Goal
Retype the records below from their first line through the line holding "plt.rcParams['font.family'] = ['Liberation", including both ends and no pictures.

Material to process
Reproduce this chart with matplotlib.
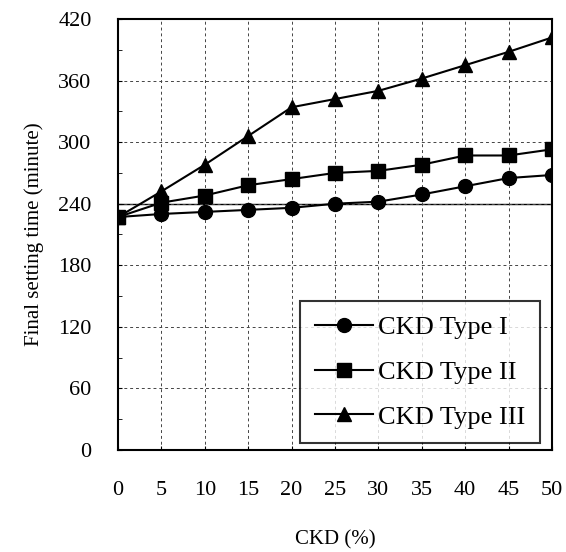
import matplotlib.pyplot as plt

plt.rcParams['font.family'] = ['Liberation Serif', 'DejaVu Serif']

ckd = [0, 5, 10, 15, 20, 25, 30, 35, 40, 45, 50]
type1 = [227, 230, 232, 234, 236, 240, 242, 249, 257, 265, 268]
type2 = [227, 241, 248, 258, 264, 270, 272, 278, 287, 287, 293]
type3 = [227, 252, 278, 306, 334, 342, 350, 362, 375, 388, 402]
labels = ["CKD Type I", "CKD Type II", "CKD Type III"]

fig = plt.figure(figsize=(5.66, 5.52), dpi=100)
ax = fig.add_axes([118 / 566, 1 - 450 / 552, 434 / 566, 431 / 552])

# grille pointillée + ligne pleine à 240
ax.grid(True, color='#444444', linestyle=(0, (3, 3)), linewidth=0.7)
ax.axhline(240, color='black', linewidth=1.0, zorder=1)

ax.plot(ckd, type1, '-o', color='black', markersize=10, linewidth=1.5, label=labels[0], zorder=3)
ax.plot(ckd, type2, '-s', color='black', markersize=10, linewidth=1.5, label=labels[1], zorder=3)
ax.plot(ckd, type3, '-^', color='black', markersize=10.5, linewidth=1.5, label=labels[2], zorder=3)

ax.set_xlim(0, 50)
ax.set_ylim(0, 420)
ax.set_xticks(range(0, 51, 5))
ax.set_yticks(range(0, 421, 60))
ax.set_yticks(range(30, 420, 60), minor=True)
ax.tick_params(axis='both', which='both', direction='in', length=3, labelsize=16)
ax.tick_params(axis='x', pad=22)
ax.tick_params(axis='y', pad=19)
for s in ax.spines.values():
    s.set_linewidth(1.5)

ax.set_xlabel("CKD (%)", fontsize=15, labelpad=22)
ax.set_ylabel("Final setting time (minute)", fontsize=15, labelpad=10)

leg = ax.legend(loc='lower right', fontsize=19, frameon=True, fancybox=False,
                edgecolor='black', handlelength=2.2, borderpad=0.55,
                labelspacing=0.8, handletextpad=0.2, borderaxespad=0,
                bbox_to_anchor=(0.972, 0.016))
leg.get_frame().set_linewidth(1.5)

fig.savefig("out.png", dpi=100)
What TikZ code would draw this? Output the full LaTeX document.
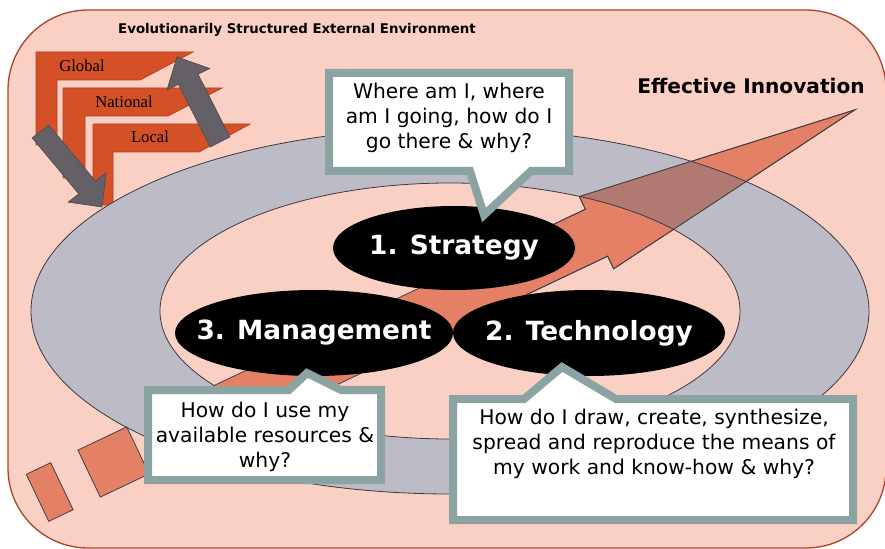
\documentclass[tikz,border=0pt]{standalone}
\usepackage{fontspec}
\setmainfont{DejaVu Sans}
\newfontfamily\lblserif{Liberation Serif}
\usetikzlibrary{shapes.geometric}
\definecolor{bgpink}{HTML}{FBD0C4}
\definecolor{bgline}{HTML}{A9472C}
\definecolor{ringgray}{HTML}{BDBBC6}
\definecolor{ringline}{HTML}{3A3A40}
\definecolor{salmon}{HTML}{E48066}
\definecolor{mauve}{HTML}{B07A72}
\definecolor{levelorange}{HTML}{D45026}
\definecolor{levelline}{HTML}{B5401C}
\definecolor{darkarrow}{HTML}{655F66}
\definecolor{callgray}{HTML}{8CA3A3}
\begin{document}
\begin{tikzpicture}[x=0.75pt,y=-0.75pt,line join=miter,
  blackell/.style={ellipse,fill=black,inner sep=0pt,outer sep=0pt},
  elltext/.style={text=white,inner sep=0pt,font=\fontsize{19.8}{24}\selectfont\bfseries},
  calloutbox/.style={draw=callgray,fill=white,line width=6pt},
  calltext/.style={align=center,inner sep=0pt,font=\fontsize{15.2}{19}\selectfont},
  levelshape/.style={fill=levelorange,draw=levelline,line width=0.6pt},
  levellabel/.style={inner sep=0pt,font=\lblserif\fontsize{12.5}{15}\selectfont},
  grayarrow/.style={fill=darkarrow,draw=black!70,line width=0.5pt},
  ringfill/.style={fill=ringgray},
  ringedge/.style={draw=ringline,line width=0.6pt},
  bigarrow/.style={fill=salmon,draw=black!75,line width=0.6pt},
  tailpiece/.style={fill=salmon,draw=black!75,line width=0.6pt}]
\useasboundingbox (0,0) rectangle (885,549);
\fill[white] (0,0) rectangle (885,549);
% background environment
\draw[fill=bgpink,draw=bgline,line width=1pt,rounded corners=60pt] (8,10) rectangle (886,548);
\node[inner sep=0pt,font=\fontsize{10}{12}\selectfont\bfseries] (title) at (297,30) {Evolutionarily Structured External Environment};
\node[inner sep=0pt,font=\fontsize{15.1}{18}\selectfont\bfseries] (effinn) at (751,86) {Effective Innovation};
% level shapes
\path[levelshape] (36,52) -- (193,52) -- (140,80) -- (57,80) -- (57,145) -- (36,145) -- cycle;
\path[levelshape] (63,88) -- (222,88) -- (168,116) -- (85,116) -- (85,178) -- (63,178) -- cycle;
\path[levelshape] (93,124) -- (250,124) -- (199,152) -- (113,152) -- (113,205) -- (93,205) -- cycle;
\node[levellabel] (global) at (82,66) {Global};
\node[levellabel] (national) at (124,102) {National};
\node[levellabel] (local) at (150,137) {Local};
% gray cycle arrows
\path[grayarrow] (48.8,125.1) -- (95.4,181.1) -- (106.1,172.9) -- (102,207) -- (68.1,202.1) -- (78.8,193.9) -- (32.2,137.9) -- cycle;
\path[grayarrow] (229.8,137) -- (198.1,74.3) -- (209.7,68.5) -- (177,57) -- (166.9,90.1) -- (178.5,84.3) -- (210.2,147) -- cycle;
% ring
\path[ringfill] (450,311) ellipse [x radius=314.25pt, y radius=137.25pt];
\path[fill=bgpink] (450,311) ellipse [x radius=217.5pt, y radius=96pt];
% big arrow
\path[bigarrow] (163.85,409.4) -- (585.35,209.2) -- (579.34,196.6) -- (855,109.8) -- (613.66,268.8) -- (607.65,256.2) -- (186.15,456.4) -- cycle;
\begin{scope}
  \clip (163.85,409.4) -- (585.35,209.2) -- (579.34,196.6) -- (855,109.8) -- (613.66,268.8) -- (607.65,256.2) -- (186.15,456.4) -- cycle;
  \fill[ringgray,even odd rule] (450,311) ellipse [x radius=314.25pt, y radius=137.25pt] (450,311) ellipse [x radius=217.5pt, y radius=96pt];
  \clip (450,0) rectangle (885,549);
  \fill[mauve,even odd rule] (450,311) ellipse [x radius=314.25pt, y radius=137.25pt] (450,311) ellipse [x radius=217.5pt, y radius=96pt];
\end{scope}
\path[ringedge] (450,311) ellipse [x radius=314.25pt, y radius=137.25pt];
\path[ringedge] (450,311) ellipse [x radius=217.5pt, y radius=96pt];
\begin{scope}
  \clip (450,0) rectangle (885,549);
  \draw[black!75,line width=0.6pt] (163.85,409.4) -- (585.35,209.2) -- (579.34,196.6) -- (855,109.8) -- (613.66,268.8) -- (607.65,256.2) -- (186.15,456.4) -- cycle;
\end{scope}
% tail pieces
\path[tailpiece] (77.9,450.1) -- (126.7,426.9) -- (149.1,473.9) -- (100.3,497.1) -- cycle;
\path[tailpiece] (26.3,474.3) -- (50.7,462.7) -- (73.1,509.7) -- (48.7,521.3) -- cycle;
% black ellipses
\node[blackell,minimum width=181.5pt,minimum height=63pt] (strat) at (454,248) {};
\node[elltext] (strattxt) at (strat.center) {1. Strategy};
\node[blackell,minimum width=208.5pt,minimum height=64.5pt] (mgmt) at (314,333) {};
\node[elltext] (mgmttxt) at (mgmt.center) {3. Management};
\node[blackell,minimum width=204pt,minimum height=64.5pt] (tech) at (589,333) {};
\node[elltext] (techtxt) at (tech.center) {2. Technology};
% callouts
\path[calloutbox] (329,73) -- (569,73) -- (569,171) -- (531,171) -- (484,215) -- (470,171) -- (329,171) -- cycle;
\node[calltext] (q1) at (449,118) {Where am I, where\\am I going, how do I\\go there \& why?};
\path[calloutbox] (148,390) -- (289,390) -- (307,373) -- (341,390) -- (381,390) -- (381,480) -- (148,480) -- cycle;
\node[calltext] (q3) at (265,437) {How do I use my\\available resources \&\\why?};
\path[calloutbox] (453,399) -- (524,399) -- (562,367) -- (616,399) -- (853,399) -- (853,520) -- (453,520) -- cycle;
\node[calltext] (q2) at (654,444) {How do I draw, create, synthesize,\\spread and reproduce the means of\\my work and know-how \& why?};
\end{tikzpicture}
\end{document}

Task answer
Reproduce this chart with matplotlib.
import matplotlib.pyplot as plt

plt.rcParams['font.family'] = ['Liberation Serif', 'DejaVu Serif']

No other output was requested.